THE EXERCISE
Copy the lines that follow, keeping every character the same.

SUPPLIED MATERIAL
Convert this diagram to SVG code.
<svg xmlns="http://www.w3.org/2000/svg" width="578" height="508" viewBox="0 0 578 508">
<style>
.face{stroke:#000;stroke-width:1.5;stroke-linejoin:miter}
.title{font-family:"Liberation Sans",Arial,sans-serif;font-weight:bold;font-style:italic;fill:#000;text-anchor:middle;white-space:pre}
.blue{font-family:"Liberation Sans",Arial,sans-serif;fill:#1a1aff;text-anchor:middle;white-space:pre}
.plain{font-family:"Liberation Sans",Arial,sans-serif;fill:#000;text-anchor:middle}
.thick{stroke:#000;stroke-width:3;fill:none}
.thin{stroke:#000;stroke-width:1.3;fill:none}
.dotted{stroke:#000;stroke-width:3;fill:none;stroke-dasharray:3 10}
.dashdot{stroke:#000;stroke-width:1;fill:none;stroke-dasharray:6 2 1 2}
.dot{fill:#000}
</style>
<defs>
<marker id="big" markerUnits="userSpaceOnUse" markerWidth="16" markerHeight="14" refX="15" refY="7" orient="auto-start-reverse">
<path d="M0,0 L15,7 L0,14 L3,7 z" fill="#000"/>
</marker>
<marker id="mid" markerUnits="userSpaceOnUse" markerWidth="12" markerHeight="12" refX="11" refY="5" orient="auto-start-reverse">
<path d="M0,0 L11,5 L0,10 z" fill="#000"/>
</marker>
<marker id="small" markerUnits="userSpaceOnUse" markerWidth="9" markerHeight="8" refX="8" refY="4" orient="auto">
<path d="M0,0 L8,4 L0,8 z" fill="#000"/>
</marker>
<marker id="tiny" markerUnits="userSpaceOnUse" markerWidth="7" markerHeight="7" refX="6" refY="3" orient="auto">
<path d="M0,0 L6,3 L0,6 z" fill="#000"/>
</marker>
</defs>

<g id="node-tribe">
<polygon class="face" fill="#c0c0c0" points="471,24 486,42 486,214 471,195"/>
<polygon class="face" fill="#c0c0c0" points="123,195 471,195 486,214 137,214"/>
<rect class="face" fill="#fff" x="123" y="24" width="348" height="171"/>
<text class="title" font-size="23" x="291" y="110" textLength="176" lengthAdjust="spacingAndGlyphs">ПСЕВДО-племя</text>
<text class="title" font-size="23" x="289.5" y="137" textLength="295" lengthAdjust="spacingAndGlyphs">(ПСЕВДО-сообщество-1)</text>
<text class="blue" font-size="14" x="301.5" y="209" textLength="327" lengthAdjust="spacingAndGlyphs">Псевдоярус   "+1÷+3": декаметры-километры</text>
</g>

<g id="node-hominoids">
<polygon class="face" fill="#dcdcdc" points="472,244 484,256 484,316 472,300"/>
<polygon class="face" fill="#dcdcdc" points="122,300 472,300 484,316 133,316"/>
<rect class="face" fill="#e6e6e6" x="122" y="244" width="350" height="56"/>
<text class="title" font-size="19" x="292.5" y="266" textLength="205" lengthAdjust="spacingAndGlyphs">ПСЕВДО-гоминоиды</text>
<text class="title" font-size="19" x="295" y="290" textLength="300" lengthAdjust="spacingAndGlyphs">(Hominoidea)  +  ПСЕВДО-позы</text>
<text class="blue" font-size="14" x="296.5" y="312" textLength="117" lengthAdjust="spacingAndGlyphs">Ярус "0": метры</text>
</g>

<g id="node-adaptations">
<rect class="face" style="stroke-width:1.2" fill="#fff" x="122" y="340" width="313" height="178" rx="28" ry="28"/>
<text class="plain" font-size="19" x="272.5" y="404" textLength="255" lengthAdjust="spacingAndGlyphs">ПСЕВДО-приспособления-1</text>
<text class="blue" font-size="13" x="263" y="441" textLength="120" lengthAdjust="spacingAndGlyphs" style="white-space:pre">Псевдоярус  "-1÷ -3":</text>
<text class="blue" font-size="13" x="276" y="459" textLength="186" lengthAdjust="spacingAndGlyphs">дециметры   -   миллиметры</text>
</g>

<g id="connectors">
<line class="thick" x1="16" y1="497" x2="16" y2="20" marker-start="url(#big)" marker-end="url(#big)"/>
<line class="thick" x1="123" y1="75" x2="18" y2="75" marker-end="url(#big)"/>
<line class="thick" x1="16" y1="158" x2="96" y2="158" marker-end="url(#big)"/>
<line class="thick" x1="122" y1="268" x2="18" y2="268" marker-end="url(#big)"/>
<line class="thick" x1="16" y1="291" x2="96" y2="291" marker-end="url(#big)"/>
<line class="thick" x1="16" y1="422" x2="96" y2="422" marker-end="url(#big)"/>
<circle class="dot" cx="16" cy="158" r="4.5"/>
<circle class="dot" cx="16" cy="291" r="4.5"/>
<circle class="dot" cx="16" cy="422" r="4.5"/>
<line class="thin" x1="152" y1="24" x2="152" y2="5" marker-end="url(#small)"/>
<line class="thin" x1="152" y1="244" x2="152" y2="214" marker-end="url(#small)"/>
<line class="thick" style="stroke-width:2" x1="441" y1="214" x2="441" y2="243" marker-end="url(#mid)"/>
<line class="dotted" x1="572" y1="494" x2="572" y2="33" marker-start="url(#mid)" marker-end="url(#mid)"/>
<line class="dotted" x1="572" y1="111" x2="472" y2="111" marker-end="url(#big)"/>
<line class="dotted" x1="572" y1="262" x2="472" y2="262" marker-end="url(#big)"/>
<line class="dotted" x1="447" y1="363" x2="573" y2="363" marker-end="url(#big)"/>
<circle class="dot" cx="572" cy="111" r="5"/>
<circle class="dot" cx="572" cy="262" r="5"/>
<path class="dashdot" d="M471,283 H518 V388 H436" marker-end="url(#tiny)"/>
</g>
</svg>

REPLY TO THE EXERCISE
Convert this diagram to SVG code.
<svg xmlns="http://www.w3.org/2000/svg" width="578" height="508" viewBox="0 0 578 508">
<style>
.face{stroke:#000;stroke-width:1.5;stroke-linejoin:miter}
.title{font-family:"Liberation Sans",Arial,sans-serif;font-weight:bold;font-style:italic;fill:#000;text-anchor:middle;white-space:pre}
.blue{font-family:"Liberation Sans",Arial,sans-serif;fill:#1a1aff;text-anchor:middle;white-space:pre}
.plain{font-family:"Liberation Sans",Arial,sans-serif;fill:#000;text-anchor:middle}
.thick{stroke:#000;stroke-width:3;fill:none}
.thin{stroke:#000;stroke-width:1.3;fill:none}
.dotted{stroke:#000;stroke-width:3;fill:none;stroke-dasharray:3 10}
.dashdot{stroke:#000;stroke-width:1;fill:none;stroke-dasharray:6 2 1 2}
.dot{fill:#000}
</style>
<defs>
<marker id="big" markerUnits="userSpaceOnUse" markerWidth="16" markerHeight="14" refX="15" refY="7" orient="auto-start-reverse">
<path d="M0,0 L15,7 L0,14 L3,7 z" fill="#000"/>
</marker>
<marker id="mid" markerUnits="userSpaceOnUse" markerWidth="12" markerHeight="12" refX="11" refY="5" orient="auto-start-reverse">
<path d="M0,0 L11,5 L0,10 z" fill="#000"/>
</marker>
<marker id="small" markerUnits="userSpaceOnUse" markerWidth="9" markerHeight="8" refX="8" refY="4" orient="auto">
<path d="M0,0 L8,4 L0,8 z" fill="#000"/>
</marker>
<marker id="tiny" markerUnits="userSpaceOnUse" markerWidth="7" markerHeight="7" refX="6" refY="3" orient="auto">
<path d="M0,0 L6,3 L0,6 z" fill="#000"/>
</marker>
</defs>

<g id="node-tribe">
<polygon class="face" fill="#c0c0c0" points="471,24 486,42 486,214 471,195"/>
<polygon class="face" fill="#c0c0c0" points="123,195 471,195 486,214 137,214"/>
<rect class="face" fill="#fff" x="123" y="24" width="348" height="171"/>
<text class="title" font-size="23" x="291" y="110" textLength="176" lengthAdjust="spacingAndGlyphs">ПСЕВДО-племя</text>
<text class="title" font-size="23" x="289.5" y="137" textLength="295" lengthAdjust="spacingAndGlyphs">(ПСЕВДО-сообщество-1)</text>
<text class="blue" font-size="14" x="301.5" y="209" textLength="327" lengthAdjust="spacingAndGlyphs">Псевдоярус   "+1÷+3": декаметры-километры</text>
</g>

<g id="node-hominoids">
<polygon class="face" fill="#dcdcdc" points="472,244 484,256 484,316 472,300"/>
<polygon class="face" fill="#dcdcdc" points="122,300 472,300 484,316 133,316"/>
<rect class="face" fill="#e6e6e6" x="122" y="244" width="350" height="56"/>
<text class="title" font-size="19" x="292.5" y="266" textLength="205" lengthAdjust="spacingAndGlyphs">ПСЕВДО-гоминоиды</text>
<text class="title" font-size="19" x="295" y="290" textLength="300" lengthAdjust="spacingAndGlyphs">(Hominoidea)  +  ПСЕВДО-позы</text>
<text class="blue" font-size="14" x="296.5" y="312" textLength="117" lengthAdjust="spacingAndGlyphs">Ярус "0": метры</text>
</g>

<g id="node-adaptations">
<rect class="face" style="stroke-width:1.2" fill="#fff" x="122" y="340" width="313" height="178" rx="28" ry="28"/>
<text class="plain" font-size="19" x="272.5" y="404" textLength="255" lengthAdjust="spacingAndGlyphs">ПСЕВДО-приспособления-1</text>
<text class="blue" font-size="13" x="263" y="441" textLength="120" lengthAdjust="spacingAndGlyphs" style="white-space:pre">Псевдоярус  "-1÷ -3":</text>
<text class="blue" font-size="13" x="276" y="459" textLength="186" lengthAdjust="spacingAndGlyphs">дециметры   -   миллиметры</text>
</g>

<g id="connectors">
<line class="thick" x1="16" y1="497" x2="16" y2="20" marker-start="url(#big)" marker-end="url(#big)"/>
<line class="thick" x1="123" y1="75" x2="18" y2="75" marker-end="url(#big)"/>
<line class="thick" x1="16" y1="158" x2="96" y2="158" marker-end="url(#big)"/>
<line class="thick" x1="122" y1="268" x2="18" y2="268" marker-end="url(#big)"/>
<line class="thick" x1="16" y1="291" x2="96" y2="291" marker-end="url(#big)"/>
<line class="thick" x1="16" y1="422" x2="96" y2="422" marker-end="url(#big)"/>
<circle class="dot" cx="16" cy="158" r="4.5"/>
<circle class="dot" cx="16" cy="291" r="4.5"/>
<circle class="dot" cx="16" cy="422" r="4.5"/>
<line class="thin" x1="152" y1="24" x2="152" y2="5" marker-end="url(#small)"/>
<line class="thin" x1="152" y1="244" x2="152" y2="214" marker-end="url(#small)"/>
<line class="thick" style="stroke-width:2" x1="441" y1="214" x2="441" y2="243" marker-end="url(#mid)"/>
<line class="dotted" x1="572" y1="494" x2="572" y2="33" marker-start="url(#mid)" marker-end="url(#mid)"/>
<line class="dotted" x1="572" y1="111" x2="472" y2="111" marker-end="url(#big)"/>
<line class="dotted" x1="572" y1="262" x2="472" y2="262" marker-end="url(#big)"/>
<line class="dotted" x1="447" y1="363" x2="573" y2="363" marker-end="url(#big)"/>
<circle class="dot" cx="572" cy="111" r="5"/>
<circle class="dot" cx="572" cy="262" r="5"/>
<path class="dashdot" d="M471,283 H518 V388 H436" marker-end="url(#tiny)"/>
</g>
</svg>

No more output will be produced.